Wednesday, August 3, 2011

Why Travel? Perhaps You Owe It to Yourself

It seems a bit entitled to say something like "You owe it to yourself to travel." After all, we are in an economy that is poised to recover...until it isn't and then it's back again. Taking trips is becoming more and more of a luxury. But, if you love to travel, nothing could be closer to the truth than "You owe it to yourself" because it's during the tough times that we realize what really matters.
Remind yourself of why you do what you do.

Like most people I know, I could go on ad infinitum about my financial debts, those costs we must all pay to have someplace to live, a car to drive to work, etc., etc. The debts that keep popping into my mind, however, are the debts I've accumulated in my travels. I don't mean credit card or similar debts. I am talking about debts I hope to pay back the more I travel, my debts to my fellow travelers and to those places I've been to.

This method I have of linking personal debt and travel actually came from my mother. For someone who loves to travel, I don't need the fingers of one hand to count the number of trips I've taken abroad. Two years ago, even traveling in the US was something I planned for, but never found the time to pursue. Then, in a casual conversation with my mother, I heard her say, "You owe it to yourself to see the world." Maybe I'd eaten breakfast that day or gotten eight hours of sleep the night before, but something clicked when she spoke. We'd had this same conversation a thousand times before, but perhaps never phrased quite that way. 

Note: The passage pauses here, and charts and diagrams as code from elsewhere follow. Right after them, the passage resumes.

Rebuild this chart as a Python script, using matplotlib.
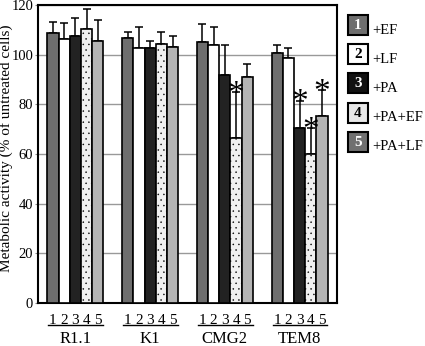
import matplotlib.pyplot as plt
import matplotlib.transforms as mtransforms
from matplotlib.patches import Rectangle
import numpy as np

plt.rcParams["font.family"] = ["Liberation Serif", "DejaVu Serif"]
plt.rcParams["hatch.color"] = "#d2d2d2"
plt.rcParams["hatch.linewidth"] = 0.3

groups = ["R1.1", "K1", "CMG2", "TEM8"]
treatments = ["+EF", "+LF", "+PA", "+PA+EF", "+PA+LF"]
bar_numbers = ["1", "2", "3", "4", "5"]

# mean metabolic activity, one row per cell line, columns = treatments 1..5
means = [
    [108.7, 106.3, 107.5, 110.3, 105.5],
    [106.9, 102.8, 102.8, 104.2, 103.2],
    [105.2, 103.7, 91.8, 66.3, 91.1],
    [100.5, 98.8, 70.3, 60.0, 75.4],
]
# upper end of each error bar
err_top = [
    [113.3, 112.9, 114.6, 118.3, 114.0],
    [109.0, 111.3, 105.6, 109.3, 107.5],
    [112.4, 111.3, 103.9, 85.0, 96.3],
    [103.9, 102.8, 81.5, 70.5, 85.8],
]
# asterisk marks: (group, treatment index)
significant = [(2, 3), (3, 2), (3, 3), (3, 4)]

colors = ["#6e6e6e", "#ffffff", "#222222", "#f0f0f0", "#b4b4b4"]
hatches = [None, None, None, "...", None]
legend_colors = ["#6e6e6e", "#ffffff", "#111111", "#e8e8e8", "#707070"]
legend_text = ["white", "black", "white", "black", "white"]

fig = plt.figure(figsize=(4.25, 3.46), dpi=100)
ax = fig.add_axes([38 / 425, 1 - 303 / 346, 299 / 425, 298 / 346])

width = 0.15
means = np.array(means)
err_top = np.array(err_top)
centers = np.arange(len(groups))

for j in range(len(treatments)):
    x = centers + (j - 2) * width
    ax.bar(x, means[:, j], width=width, color=colors[j], edgecolor="black",
           linewidth=1.2, hatch=hatches[j], zorder=3)
    ax.errorbar(x, means[:, j], yerr=[np.zeros(len(groups)), err_top[:, j] - means[:, j]],
                fmt="none", ecolor="black", elinewidth=1.1, capsize=3, capthick=1.1, zorder=2)

for g, j in significant:
    x = centers[g] + (j - 2) * width
    ax.text(x, err_top[g, j] - 1.0, "*", ha="center", va="center", fontsize=24,
            color="black", zorder=4)

ax.set_xlim(-0.5, 3.5)
ax.set_ylim(0, 120)
ax.set_yticks(np.arange(0, 121, 20))
ax.yaxis.grid(True, color="#999999", linewidth=1.0, zorder=0)
ax.set_axisbelow(True)
ax.tick_params(axis="y", labelsize=10.5, length=2.5, pad=1, direction="out", color="#888888")

all_x = [c + (j - 2) * width for c in centers for j in range(5)]
ax.set_xticks(all_x)
ax.set_xticklabels(bar_numbers * len(groups), fontsize=11)
ax.tick_params(axis="x", length=0, pad=8)

trans = mtransforms.blended_transform_factory(ax.transData, ax.transAxes)
for c, name in zip(centers, groups):
    ax.plot([c - 0.36, c + 0.37], [-0.075, -0.075], transform=trans, color="black",
            linewidth=1.0, clip_on=False)
    ax.text(c, -0.12, name, transform=trans, ha="center", va="center", fontsize=12)

for s in ax.spines.values():
    s.set_linewidth(1.5)

fig.text(6 / 425, 1 - 148 / 346, "Metabolic activity (% of untreated cells)",
         rotation=90, ha="center", va="center", fontsize=11)

# legend drawn in pixel coordinates of the figure
lax = fig.add_axes([0, 0, 1, 1])
lax.set_xlim(0, 425)
lax.set_ylim(346, 0)
lax.axis("off")
for k, lab in enumerate(treatments):
    top = 15 + k * 29.2
    lax.add_patch(Rectangle((348, top), 20, 20, facecolor=legend_colors[k],
                            edgecolor="black", linewidth=1.5))
    lax.text(358, top + 10.5, bar_numbers[k], ha="center", va="center", fontsize=11,
             fontweight="bold", color=legend_text[k])
    lax.text(372, top + 15, lab, ha="left", va="center", fontsize=10.5)

fig.savefig("out.png", dpi=100)
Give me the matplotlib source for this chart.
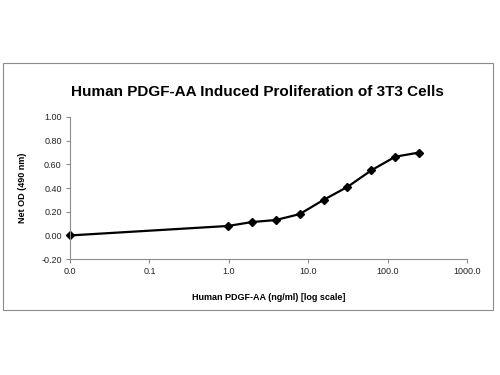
import matplotlib.pyplot as plt
from matplotlib.patches import Rectangle
from matplotlib.ticker import FixedLocator, NullLocator

plt.rcParams['font.family'] = ['Liberation Sans', 'DejaVu Sans']

# dose (ng/ml) and net OD at 490 nm
dose = [0.01, 0.98, 1.95, 3.9, 7.8, 15.6, 31.25, 62.5, 125, 250]
net_od = [0.00, 0.08, 0.113, 0.13, 0.18, 0.30, 0.41, 0.55, 0.665, 0.70]

x_ticks = [0.01, 0.1, 1, 10, 100, 1000]
x_labels = ['0.0', '0.1', '1.0', '10.0', '100.0', '1000.0']
y_ticks = [-0.2, 0.0, 0.2, 0.4, 0.6, 0.8, 1.0]

fig = plt.figure(figsize=(5, 3.75), dpi=100)
ax = fig.add_axes([0.14, 0.309, 0.794, 0.379])

# outer frame like the excel chart area
fig.patches.append(Rectangle((0.006, 1 - 310 / 375), 0.98, 247 / 375,
                             transform=fig.transFigure, fill=False,
                             edgecolor='#8c8c8c', linewidth=0.8))

ax.plot(dose, net_od, color='black', linewidth=1.6, marker='D',
        markersize=4.5, markerfacecolor='black', markeredgecolor='black',
        clip_on=False)

ax.set_xscale('log')
ax.set_xlim(0.01, 1000)
ax.set_ylim(-0.2, 1.0)
ax.xaxis.set_major_locator(FixedLocator(x_ticks))
ax.xaxis.set_minor_locator(NullLocator())
ax.set_xticklabels(x_labels)
ax.set_yticks(y_ticks)
ax.set_yticklabels([f'{v:.2f}' for v in y_ticks])

for side in ['top', 'right']:
    ax.spines[side].set_visible(False)
for side in ['left', 'bottom']:
    ax.spines[side].set_color('#8c8c8c')
    ax.spines[side].set_linewidth(0.8)
ax.tick_params(axis='both', length=3, width=0.8, color='#8c8c8c',
               labelsize=6.5, labelcolor='#222222', pad=3)

fig.text(0.515, 1 - 92 / 375, 'Human PDGF-AA Induced Proliferation of 3T3 Cells',
         fontsize=11, fontweight='bold', ha='center', va='center')
ax.set_xlabel('Human PDGF-AA (ng/ml) [log scale]', fontsize=6.5,
              fontweight='bold', labelpad=12)
ax.set_ylabel('Net OD (490 nm)', fontsize=6.5, fontweight='bold', labelpad=10)

fig.savefig('out.png', dpi=100)
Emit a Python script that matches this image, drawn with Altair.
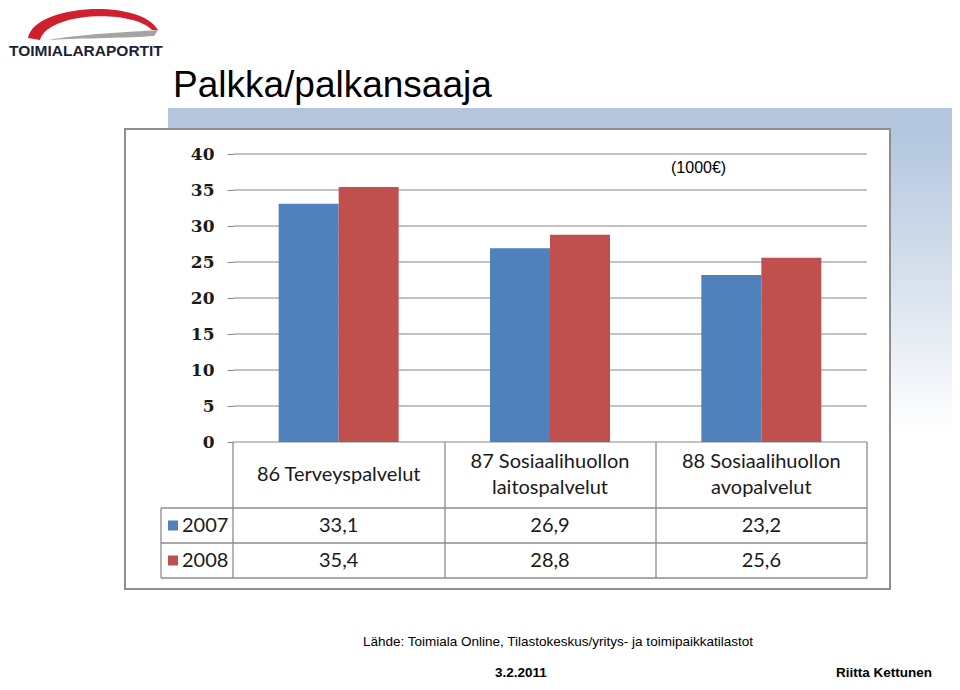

Since then, I've taken road trips and side trips. I've visited two countries and am working on more. In these trips, I've managed to reward myself with new horizons and have picked up more debts: I owe nameless strangers and new friends for the hospitality they've shown me and their willingness to share. I owe Colombia for showing me that most of what is told about it is outdated and irrelevant. Colombia today is a vibrant, growing country. I owe Montréal for making Canada feel truly far away from everything I'm used to and living up to its reputation.
Depending on the scale of your travels, you might find that traveling can indeed be very costly. If you travel to NYC for the shopping, even Chinatown can add up. But, if like me, you travel to learn, experience and just see, then traveling isn't very costly at all. Visit NYC to soak in the pulse of the city, try the croissants in Montreal, make it a point to see new museum exhibits or go kayaking in a nearby park. All those trips await, you just have to decide whether you owe it to yourself or not.

Traveling, even on a small scale, has altered my definition of what it means to owe and to spend. I now have a very clear concept that while I (like most people) work to meet my financial obligations, one of those obligations can be to myself and my desire to travel, to see more of the world. Even if it means 'traveling'only a few miles, making the effort makes everything else worthwhile.

Note: This past weekend, Longshot magazine challenged me to phrase my view of debt and owing. This post, longer than almost everything I've shared so far, is the result. Thank you for reading!